## WHAT IS EXPECTED
Print the listing from its top line through the line containing "const shift = 0.094;", nothing more, and leave out the pictures.

## AVAILABLE DATA
#####
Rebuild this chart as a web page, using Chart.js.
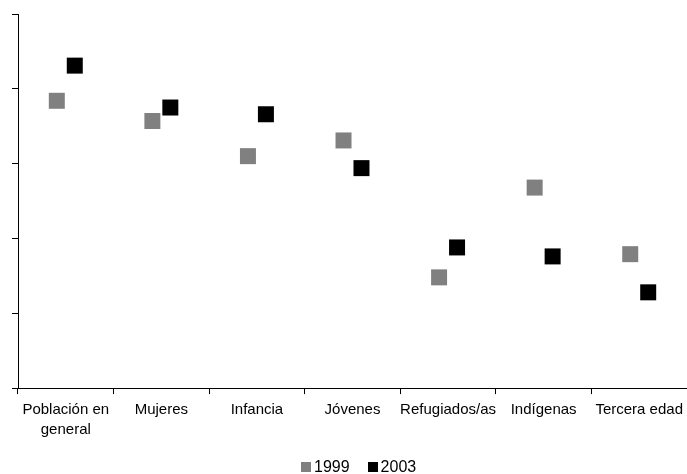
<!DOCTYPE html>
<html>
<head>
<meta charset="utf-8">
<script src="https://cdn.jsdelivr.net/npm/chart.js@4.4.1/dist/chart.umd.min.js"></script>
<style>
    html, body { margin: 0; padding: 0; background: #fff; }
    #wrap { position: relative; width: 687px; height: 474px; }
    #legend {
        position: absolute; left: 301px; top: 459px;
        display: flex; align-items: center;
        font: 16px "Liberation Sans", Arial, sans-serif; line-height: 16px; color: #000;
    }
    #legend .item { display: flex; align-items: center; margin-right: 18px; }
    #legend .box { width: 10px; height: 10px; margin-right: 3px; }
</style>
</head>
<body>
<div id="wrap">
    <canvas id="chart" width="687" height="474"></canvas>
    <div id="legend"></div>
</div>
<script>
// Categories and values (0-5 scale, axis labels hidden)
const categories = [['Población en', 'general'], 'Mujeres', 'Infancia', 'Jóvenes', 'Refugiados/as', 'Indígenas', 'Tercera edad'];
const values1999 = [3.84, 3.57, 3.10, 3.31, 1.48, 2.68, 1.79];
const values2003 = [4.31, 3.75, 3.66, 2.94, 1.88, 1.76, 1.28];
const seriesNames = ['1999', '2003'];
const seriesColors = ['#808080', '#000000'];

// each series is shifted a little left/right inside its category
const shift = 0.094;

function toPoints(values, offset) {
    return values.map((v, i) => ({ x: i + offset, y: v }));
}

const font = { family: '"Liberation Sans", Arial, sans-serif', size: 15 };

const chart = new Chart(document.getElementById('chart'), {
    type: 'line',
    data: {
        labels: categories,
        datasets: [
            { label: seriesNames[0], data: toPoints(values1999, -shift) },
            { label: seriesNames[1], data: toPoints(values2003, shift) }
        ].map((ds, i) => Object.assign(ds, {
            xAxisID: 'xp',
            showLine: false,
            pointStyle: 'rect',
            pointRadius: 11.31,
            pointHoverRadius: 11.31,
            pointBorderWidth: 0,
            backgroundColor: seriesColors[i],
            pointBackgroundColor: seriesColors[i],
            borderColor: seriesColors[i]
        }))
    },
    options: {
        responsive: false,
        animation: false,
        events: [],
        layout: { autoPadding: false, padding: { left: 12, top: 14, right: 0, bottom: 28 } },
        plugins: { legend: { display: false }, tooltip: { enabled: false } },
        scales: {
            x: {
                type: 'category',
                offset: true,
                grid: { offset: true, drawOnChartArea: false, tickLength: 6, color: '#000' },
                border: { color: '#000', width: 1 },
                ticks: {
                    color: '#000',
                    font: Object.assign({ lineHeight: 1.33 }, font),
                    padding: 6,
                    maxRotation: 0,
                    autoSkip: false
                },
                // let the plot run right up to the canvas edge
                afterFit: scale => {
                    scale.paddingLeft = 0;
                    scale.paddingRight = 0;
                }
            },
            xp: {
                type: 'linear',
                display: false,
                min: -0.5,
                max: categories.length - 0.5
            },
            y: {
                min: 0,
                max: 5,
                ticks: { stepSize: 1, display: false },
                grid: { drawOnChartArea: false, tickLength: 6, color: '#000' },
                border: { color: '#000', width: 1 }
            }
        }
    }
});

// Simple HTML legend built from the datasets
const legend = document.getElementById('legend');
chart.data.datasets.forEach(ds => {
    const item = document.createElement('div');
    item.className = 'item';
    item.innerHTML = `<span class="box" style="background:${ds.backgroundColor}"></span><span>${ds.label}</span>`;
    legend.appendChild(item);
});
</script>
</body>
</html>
#####
## EXERCISE SOLUTION
Rebuild this chart as a web page, using Chart.js.
<!DOCTYPE html>
<html>
<head>
<meta charset="utf-8">
<script src="https://cdn.jsdelivr.net/npm/chart.js@4.4.1/dist/chart.umd.min.js"></script>
<style>
    html, body { margin: 0; padding: 0; background: #fff; }
    #wrap { position: relative; width: 687px; height: 474px; }
    #legend {
        position: absolute; left: 301px; top: 459px;
        display: flex; align-items: center;
        font: 16px "Liberation Sans", Arial, sans-serif; line-height: 16px; color: #000;
    }
    #legend .item { display: flex; align-items: center; margin-right: 18px; }
    #legend .box { width: 10px; height: 10px; margin-right: 3px; }
</style>
</head>
<body>
<div id="wrap">
    <canvas id="chart" width="687" height="474"></canvas>
    <div id="legend"></div>
</div>
<script>
// Categories and values (0-5 scale, axis labels hidden)
const categories = [['Población en', 'general'], 'Mujeres', 'Infancia', 'Jóvenes', 'Refugiados/as', 'Indígenas', 'Tercera edad'];
const values1999 = [3.84, 3.57, 3.10, 3.31, 1.48, 2.68, 1.79];
const values2003 = [4.31, 3.75, 3.66, 2.94, 1.88, 1.76, 1.28];
const seriesNames = ['1999', '2003'];
const seriesColors = ['#808080', '#000000'];

// each series is shifted a little left/right inside its category
const shift = 0.094;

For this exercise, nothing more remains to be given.